Can anyone else confirm these speed increases? I just tried applying the patch and running the Django system tests (which does plenty of flushing). I saw no improvement - certainly not a 3x speedup. Is there something else that needs to be done to make this work?

comment:10 Changed 8 years ago by Fredrik Lundh <fredrik@…>

I actually got a big slowdown when running the system tests, but that's hopefully not caused by the patch... But doesn't the tests use the :memory: database? (See mtredinnick's comment above).

comment:11 Changed 8 years ago by jdetaeye@…

I just tried applying the patch and running the Django system tests (which does plenty of flushing). I saw no improvement - certainly not a 3x speedup.

I expect the big improvements when flushing bigger/'production-size' databases: the database file will have plenty of database 'pages' and waiting for disk io will be the clear bottleneck. In smaller databases other bottlenecks can more easily pop up.

To prove the speedup, some for-loop can be used to populate the database with a sufficient number of records. Flushing that database with and without the patch will demonstrate the improvement...

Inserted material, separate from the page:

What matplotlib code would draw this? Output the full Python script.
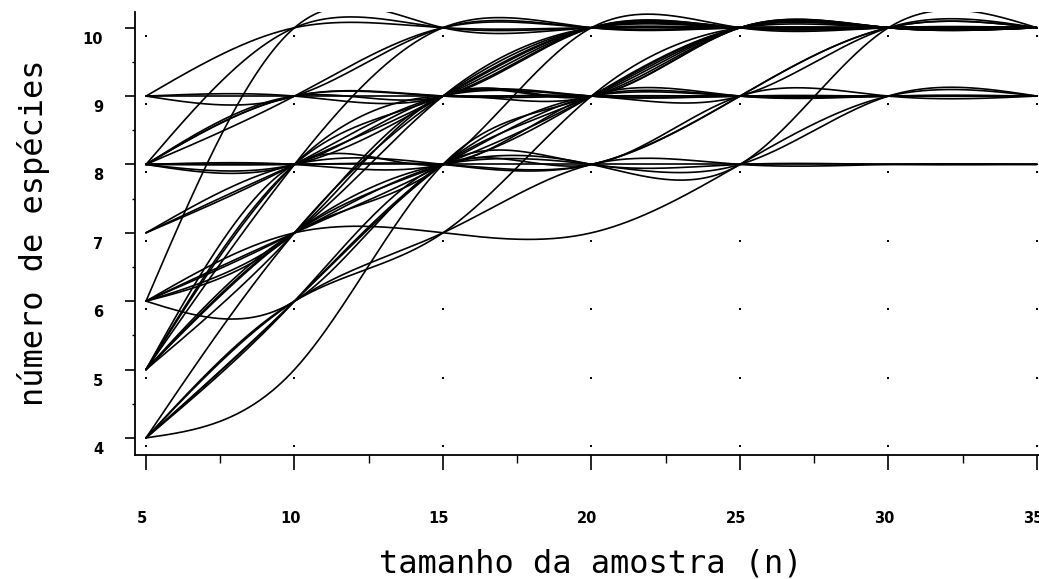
import numpy as np
import matplotlib
matplotlib.use("Agg")
import matplotlib.pyplot as plt
from matplotlib.transforms import ScaledTranslation

# ---------------- data ----------------
sample_sizes = [5, 10, 15, 20, 25, 30, 35]

start_9 = [
    [9, 10, 10, 10, 10, 10, 10],
    [9, 9, 9, 9, 9, 9, 9],
    [9, 9, 10, 10, 10, 10, 10],
    [9, 9, 9, 10, 10, 10, 10],
]
start_8 = [
    [8, 10, 10, 10, 10, 10, 10],
    [8, 9, 10, 10, 10, 10, 10],
    [8, 9, 9, 10, 10, 10, 10],
    [8, 9, 9, 9, 9, 10, 10],
    [8, 9, 9, 9, 9, 9, 9],
    [8, 8, 8, 8, 8, 8, 8],
    [8, 8, 9, 9, 9, 9, 9],
    [8, 8, 8, 9, 10, 10, 10],
    [8, 8, 9, 10, 10, 10, 10],
    [8, 8, 8, 8, 9, 10, 10],
]
start_7 = [
    [7, 8, 9, 9, 9, 9, 9],
    [7, 8, 8, 8, 9, 10, 10],
    [7, 8, 9, 10, 10, 10, 10],
]
start_6 = [
    [6, 10, 10, 10, 10, 10, 10],
    [6, 7, 9, 10, 10, 10, 10],
    [6, 7, 9, 9, 10, 10, 10],
    [6, 7, 7, 7, 8, 9, 9],
    [6, 6, 8, 8, 8, 8, 8],
    [6, 7, 8, 9, 9, 9, 9],
    [6, 7, 8, 8, 8, 10, 10],
]
start_5 = [
    [5, 8, 9, 9, 10, 10, 10],
    [5, 8, 8, 9, 9, 9, 9],
    [5, 8, 9, 10, 10, 10, 10],
    [5, 7, 9, 9, 10, 10, 10],
    [5, 7, 8, 8, 8, 9, 9],
    [5, 7, 8, 9, 10, 10, 10],
    [5, 8, 10, 10, 10, 10, 10],
    [5, 7, 8, 10, 10, 10, 10],
]
start_4 = [
    [4, 6, 8, 9, 9, 9, 9],
    [4, 6, 7, 8, 8, 8, 8],
    [4, 6, 8, 8, 9, 9, 9],
    [4, 5, 8, 9, 10, 10, 10],
    [4, 7, 9, 10, 10, 10, 10],
    [4, 6, 8, 9, 10, 10, 10],
    [4, 6, 7, 9, 10, 10, 10],
]

x_ticks = [5, 10, 15, 20, 25, 30, 35]
y_ticks = [4, 5, 6, 7, 8, 9, 10]
x_label = "tamanho da amostra (n)"
y_label = "número de espécies"


def natural_cubic(x, y, xs):
    x = np.asarray(x, float)
    y = np.asarray(y, float)
    n = len(x)
    h = np.diff(x)
    A = np.zeros((n, n))
    b = np.zeros(n)
    A[0, 0] = A[-1, -1] = 1.0
    for i in range(1, n - 1):
        A[i, i - 1] = h[i - 1]
        A[i, i] = 2 * (h[i - 1] + h[i])
        A[i, i + 1] = h[i]
        b[i] = 6 * ((y[i + 1] - y[i]) / h[i] - (y[i] - y[i - 1]) / h[i - 1])
    M = np.linalg.solve(A, b)
    idx = np.clip(np.searchsorted(x, xs) - 1, 0, n - 2)
    x0 = x[idx]
    x1 = x[idx + 1]
    hh = x1 - x0
    t0 = x1 - xs
    t1 = xs - x0
    return (M[idx] * t0 ** 3 / (6 * hh) + M[idx + 1] * t1 ** 3 / (6 * hh)
            + (y[idx] / hh - M[idx] * hh / 6) * t0
            + (y[idx + 1] / hh - M[idx + 1] * hh / 6) * t1)


# ---------------- figure ----------------
fig = plt.figure(figsize=(10.39, 5.79), dpi=100)
ax = fig.add_axes([135 / 1039, 124 / 579, 904 / 1039, 443 / 579])

xs = np.linspace(sample_sizes[0], sample_sizes[-1], 600)
for group in (start_9, start_8, start_7, start_6, start_5, start_4):
    for curve in group:
        ax.plot(xs, natural_cubic(sample_sizes, curve, xs), color="black",
                lw=1.2, solid_capstyle="round")

# small reference dots beneath each grid intersection
gx, gy = np.meshgrid(x_ticks, y_ticks)
dot_off = ax.transData + ScaledTranslation(0, -0.08, fig.dpi_scale_trans)
ax.plot(gx.ravel(), gy.ravel(), "s", color="black", ms=1.6, mew=0,
        transform=dot_off)

ax.set_xlim(4.63, 35.07)
ax.set_ylim(3.75, 10.23)

for s in ("top", "right"):
    ax.spines[s].set_visible(False)
for s in ("left", "bottom"):
    ax.spines[s].set_linewidth(1.3)

ax.set_xticks(x_ticks)
ax.set_xticks([7.5, 12.5, 17.5, 22.5, 27.5, 32.5], minor=True)
ax.set_yticks(y_ticks)
ax.set_yticks([4.5, 5.5, 6.5, 7.5, 8.5, 9.5], minor=True)
ax.set_xticklabels([str(v) for v in x_ticks], fontsize=10.5, fontweight="bold")
ax.set_yticklabels([str(v) for v in y_ticks], fontsize=10.5, fontweight="bold")

ax.tick_params(axis="x", which="major", direction="out", length=11, width=1.2, pad=29)
ax.tick_params(axis="x", which="minor", direction="out", length=5.5, width=1.0)
ax.tick_params(axis="y", which="major", direction="out", length=7, width=1.2, pad=16)
ax.tick_params(axis="y", which="minor", direction="out", length=2.5, width=1.0)

for lab in ax.get_yticklabels():
    lab.set_transform(lab.get_transform() + ScaledTranslation(0, -0.10, fig.dpi_scale_trans))
for lab in ax.get_xticklabels():
    lab.set_transform(lab.get_transform() + ScaledTranslation(-0.04, 0, fig.dpi_scale_trans))

fig.text(591 / 1039, 1 - 564 / 579, x_label, ha="center", va="center",
         fontsize=23, family="DejaVu Sans Mono", color="black")
fig.text(34 / 1039, 1 - 233 / 579, y_label, ha="center", va="center",
         rotation=90, fontsize=23, family="DejaVu Sans Mono", color="black")

fig.savefig("out.png", dpi=100)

comment:12 Changed 8 years ago by jacob

  • Resolution set to wontfix
  • Status changed from new to closed

After reading sqlite's documentation, it's pretty clear that setting synchronous off could cause complete database corruption and loss. So while this change might be appropriate for the test system if we weren't using :memory:, Django shouldn't be doing something this dangerous.